ИЗМЕРИТЕЛЬНЫЙ ИСКУССТВЕННЫЙ ИНТЕЛЛЕКТ: МЕТОДОЛОГИЧЕСКИЕ ОСНОВЫ, ПРИНЦИПЫ СОЗДАНИЯ И ИНФОРМАЦИОННЫЕ ТЕХНОЛОГИИ НА ОСНОВЕ РЕГУЛЯРИЗИРУЮЩЕГО БАЙЕСОВСКОГО ПОДХОДА

Abstract

The article is devoted to a new direction in the creation of information and measurement systems – measuring artificial intelligence. The paper gives the basic definitions and attributes of measuring artificial intelligence. The field of measurement tasks in which the application of methods and means of intellectualization of measurement processes is necessary is defined. The main types of intelligent measurements are given, their characteristics and specific properties are indicated.
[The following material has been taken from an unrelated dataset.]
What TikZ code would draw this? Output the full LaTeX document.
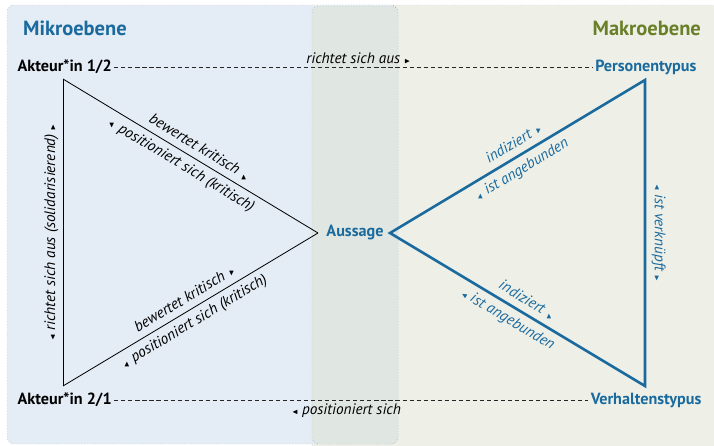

It is emphasized that measurement tasks in conditions of information uncertainty caused by inaccuracy, incompleteness, fuzziness of data, their small volumes and uniqueness, incompleteness of models of the measuring object and the environment of its functioning, should be solved on the basis of regularizing methods that ensure the stability of the solutions obtained, as well as with the involvement of knowledge about the object and the environment, which makes it possible to compensate for the lack of completeness data. Therefore, in the article, to solve measurement problems in these conditions, it is proposed to use a regularization approach (RBP) and technologies based on it: Bayesian intelligent measurements (BII) and Bayesian intelligent technologies (BIT).Methodological principles and basic analytical dependencies of BII and BIT are given. The article proposes a methodology for creating a system for evaluating the quality of artificial intelligence (AI) solutions, in particular, evaluating the reliability of solutions, which determines the degree of confidence in the solutions obtained. The methodology is based on scaling of measuring solutions and implemented as a system of metrological support of AI solutions. Within the framework of this methodology and technologies of metrological support, complexes of metrological characteristics are proposed that determine accuracy, reliability (level of errors of the 1-st and 2-nd kind), which ensures traceability and transparency at each stage of obtaining solutions. Practical examples of the implementation of RBP methods and technologies for solving applied problems and creating intelligent measuring systems are given.